Source data:

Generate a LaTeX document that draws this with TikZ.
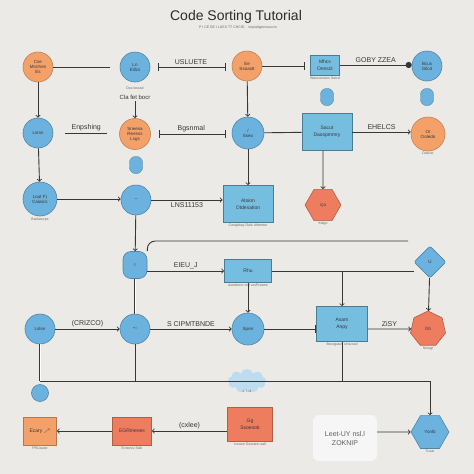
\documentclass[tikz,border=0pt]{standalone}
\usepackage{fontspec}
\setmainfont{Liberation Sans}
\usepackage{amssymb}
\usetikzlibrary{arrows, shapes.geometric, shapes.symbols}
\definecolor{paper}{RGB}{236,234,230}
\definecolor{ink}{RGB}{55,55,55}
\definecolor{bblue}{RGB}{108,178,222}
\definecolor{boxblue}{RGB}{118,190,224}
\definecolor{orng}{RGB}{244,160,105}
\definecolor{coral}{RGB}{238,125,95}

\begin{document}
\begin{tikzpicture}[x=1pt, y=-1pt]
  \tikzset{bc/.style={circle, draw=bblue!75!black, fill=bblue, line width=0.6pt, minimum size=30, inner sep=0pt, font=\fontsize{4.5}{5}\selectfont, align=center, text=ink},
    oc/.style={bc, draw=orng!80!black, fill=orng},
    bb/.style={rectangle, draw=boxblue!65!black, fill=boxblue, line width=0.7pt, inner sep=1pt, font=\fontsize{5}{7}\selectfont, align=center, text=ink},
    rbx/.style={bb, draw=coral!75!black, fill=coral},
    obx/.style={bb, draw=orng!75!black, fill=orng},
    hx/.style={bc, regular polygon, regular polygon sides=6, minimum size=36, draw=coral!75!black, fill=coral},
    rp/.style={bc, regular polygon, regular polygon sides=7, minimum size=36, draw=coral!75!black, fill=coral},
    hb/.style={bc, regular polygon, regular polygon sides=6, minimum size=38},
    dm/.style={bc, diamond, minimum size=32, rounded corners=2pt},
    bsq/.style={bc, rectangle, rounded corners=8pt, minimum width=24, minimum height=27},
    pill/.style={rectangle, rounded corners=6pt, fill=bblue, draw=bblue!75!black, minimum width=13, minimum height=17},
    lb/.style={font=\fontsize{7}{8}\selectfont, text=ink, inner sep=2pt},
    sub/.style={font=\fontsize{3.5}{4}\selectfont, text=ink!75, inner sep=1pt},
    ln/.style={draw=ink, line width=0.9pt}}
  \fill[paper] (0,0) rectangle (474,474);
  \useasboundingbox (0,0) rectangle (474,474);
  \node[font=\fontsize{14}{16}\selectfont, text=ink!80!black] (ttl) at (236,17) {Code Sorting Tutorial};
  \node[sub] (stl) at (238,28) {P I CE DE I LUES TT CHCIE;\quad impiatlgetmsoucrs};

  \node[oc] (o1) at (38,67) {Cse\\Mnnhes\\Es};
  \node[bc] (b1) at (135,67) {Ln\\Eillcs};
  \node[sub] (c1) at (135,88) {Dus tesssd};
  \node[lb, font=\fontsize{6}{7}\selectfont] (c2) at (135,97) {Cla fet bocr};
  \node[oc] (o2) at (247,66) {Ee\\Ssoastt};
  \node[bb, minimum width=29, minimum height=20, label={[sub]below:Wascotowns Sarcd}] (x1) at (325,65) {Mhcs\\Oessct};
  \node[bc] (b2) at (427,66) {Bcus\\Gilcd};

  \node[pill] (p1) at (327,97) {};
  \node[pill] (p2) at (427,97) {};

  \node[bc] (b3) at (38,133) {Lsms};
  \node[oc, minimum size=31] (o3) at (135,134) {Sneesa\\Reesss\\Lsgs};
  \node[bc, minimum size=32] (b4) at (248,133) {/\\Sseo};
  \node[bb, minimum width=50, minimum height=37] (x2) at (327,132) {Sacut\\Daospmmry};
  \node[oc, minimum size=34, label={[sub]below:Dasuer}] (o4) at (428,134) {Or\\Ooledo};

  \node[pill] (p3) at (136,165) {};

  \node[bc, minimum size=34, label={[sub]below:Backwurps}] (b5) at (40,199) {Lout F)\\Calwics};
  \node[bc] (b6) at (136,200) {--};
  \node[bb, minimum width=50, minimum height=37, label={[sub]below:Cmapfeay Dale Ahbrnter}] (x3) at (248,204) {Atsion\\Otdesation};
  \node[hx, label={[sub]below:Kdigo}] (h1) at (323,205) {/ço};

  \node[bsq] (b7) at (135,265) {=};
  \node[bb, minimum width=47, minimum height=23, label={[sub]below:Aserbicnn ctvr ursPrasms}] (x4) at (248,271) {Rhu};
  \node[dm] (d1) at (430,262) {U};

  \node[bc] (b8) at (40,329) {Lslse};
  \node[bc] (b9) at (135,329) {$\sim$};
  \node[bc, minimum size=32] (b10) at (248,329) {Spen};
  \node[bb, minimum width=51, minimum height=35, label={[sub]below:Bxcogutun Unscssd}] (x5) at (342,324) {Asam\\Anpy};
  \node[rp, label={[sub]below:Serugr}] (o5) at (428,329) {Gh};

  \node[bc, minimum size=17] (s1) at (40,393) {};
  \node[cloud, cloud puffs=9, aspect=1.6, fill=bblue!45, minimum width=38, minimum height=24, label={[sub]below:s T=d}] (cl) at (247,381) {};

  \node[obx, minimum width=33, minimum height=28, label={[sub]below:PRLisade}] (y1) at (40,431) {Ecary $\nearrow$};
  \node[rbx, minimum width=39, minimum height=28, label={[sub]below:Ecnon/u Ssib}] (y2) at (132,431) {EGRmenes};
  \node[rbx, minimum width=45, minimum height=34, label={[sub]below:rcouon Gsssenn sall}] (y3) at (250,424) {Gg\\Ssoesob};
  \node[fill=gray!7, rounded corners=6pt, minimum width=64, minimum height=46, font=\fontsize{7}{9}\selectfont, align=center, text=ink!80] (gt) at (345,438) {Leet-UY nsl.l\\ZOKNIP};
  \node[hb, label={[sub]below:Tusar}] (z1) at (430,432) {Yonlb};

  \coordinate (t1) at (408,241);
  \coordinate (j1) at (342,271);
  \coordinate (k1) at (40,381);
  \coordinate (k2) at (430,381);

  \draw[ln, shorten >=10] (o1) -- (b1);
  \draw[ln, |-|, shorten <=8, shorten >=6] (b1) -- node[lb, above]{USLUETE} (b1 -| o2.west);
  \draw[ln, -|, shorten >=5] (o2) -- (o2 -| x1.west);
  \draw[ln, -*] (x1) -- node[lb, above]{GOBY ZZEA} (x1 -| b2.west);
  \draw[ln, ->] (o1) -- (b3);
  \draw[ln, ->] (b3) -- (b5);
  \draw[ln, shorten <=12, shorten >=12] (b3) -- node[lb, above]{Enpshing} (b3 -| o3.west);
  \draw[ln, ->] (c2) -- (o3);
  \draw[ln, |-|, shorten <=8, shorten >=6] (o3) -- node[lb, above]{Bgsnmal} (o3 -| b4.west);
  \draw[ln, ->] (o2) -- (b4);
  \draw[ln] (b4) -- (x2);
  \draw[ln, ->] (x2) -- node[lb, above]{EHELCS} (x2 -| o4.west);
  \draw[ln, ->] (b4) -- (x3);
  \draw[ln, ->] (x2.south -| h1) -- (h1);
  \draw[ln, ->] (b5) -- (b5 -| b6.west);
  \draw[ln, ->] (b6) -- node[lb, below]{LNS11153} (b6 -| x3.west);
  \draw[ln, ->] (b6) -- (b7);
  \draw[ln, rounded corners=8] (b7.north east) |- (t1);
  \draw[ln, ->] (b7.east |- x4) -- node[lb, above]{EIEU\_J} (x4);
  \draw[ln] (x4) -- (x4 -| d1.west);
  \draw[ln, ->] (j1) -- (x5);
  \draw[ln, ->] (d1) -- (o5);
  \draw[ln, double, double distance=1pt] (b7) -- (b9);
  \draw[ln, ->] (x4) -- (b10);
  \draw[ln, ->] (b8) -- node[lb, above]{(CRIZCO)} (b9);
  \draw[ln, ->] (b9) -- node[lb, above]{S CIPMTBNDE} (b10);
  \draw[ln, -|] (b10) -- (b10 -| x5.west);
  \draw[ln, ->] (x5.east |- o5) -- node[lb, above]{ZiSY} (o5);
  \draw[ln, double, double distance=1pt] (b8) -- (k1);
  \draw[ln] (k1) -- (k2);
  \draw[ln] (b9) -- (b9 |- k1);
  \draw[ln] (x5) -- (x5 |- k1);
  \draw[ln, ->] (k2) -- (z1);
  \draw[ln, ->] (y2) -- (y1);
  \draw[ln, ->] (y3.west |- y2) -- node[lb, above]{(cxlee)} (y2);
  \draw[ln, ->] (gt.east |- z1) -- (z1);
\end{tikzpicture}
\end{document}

Set problem:
Take the material above from its first line through the line holding "(stl) at (238,28)" and set it down exactly, without the pictures.

Task solution:
Generate a LaTeX document that draws this with TikZ.
\documentclass[tikz,border=0pt]{standalone}
\usepackage{fontspec}
\setmainfont{Liberation Sans}
\usepackage{amssymb}
\usetikzlibrary{arrows, shapes.geometric, shapes.symbols}
\definecolor{paper}{RGB}{236,234,230}
\definecolor{ink}{RGB}{55,55,55}
\definecolor{bblue}{RGB}{108,178,222}
\definecolor{boxblue}{RGB}{118,190,224}
\definecolor{orng}{RGB}{244,160,105}
\definecolor{coral}{RGB}{238,125,95}

\begin{document}
\begin{tikzpicture}[x=1pt, y=-1pt]
  \tikzset{bc/.style={circle, draw=bblue!75!black, fill=bblue, line width=0.6pt, minimum size=30, inner sep=0pt, font=\fontsize{4.5}{5}\selectfont, align=center, text=ink},
    oc/.style={bc, draw=orng!80!black, fill=orng},
    bb/.style={rectangle, draw=boxblue!65!black, fill=boxblue, line width=0.7pt, inner sep=1pt, font=\fontsize{5}{7}\selectfont, align=center, text=ink},
    rbx/.style={bb, draw=coral!75!black, fill=coral},
    obx/.style={bb, draw=orng!75!black, fill=orng},
    hx/.style={bc, regular polygon, regular polygon sides=6, minimum size=36, draw=coral!75!black, fill=coral},
    rp/.style={bc, regular polygon, regular polygon sides=7, minimum size=36, draw=coral!75!black, fill=coral},
    hb/.style={bc, regular polygon, regular polygon sides=6, minimum size=38},
    dm/.style={bc, diamond, minimum size=32, rounded corners=2pt},
    bsq/.style={bc, rectangle, rounded corners=8pt, minimum width=24, minimum height=27},
    pill/.style={rectangle, rounded corners=6pt, fill=bblue, draw=bblue!75!black, minimum width=13, minimum height=17},
    lb/.style={font=\fontsize{7}{8}\selectfont, text=ink, inner sep=2pt},
    sub/.style={font=\fontsize{3.5}{4}\selectfont, text=ink!75, inner sep=1pt},
    ln/.style={draw=ink, line width=0.9pt}}
  \fill[paper] (0,0) rectangle (474,474);
  \useasboundingbox (0,0) rectangle (474,474);
  \node[font=\fontsize{14}{16}\selectfont, text=ink!80!black] (ttl) at (236,17) {Code Sorting Tutorial};
  \node[sub] (stl) at (238,28) {P I CE DE I LUES TT CHCIE;\quad impiatlgetmsoucrs};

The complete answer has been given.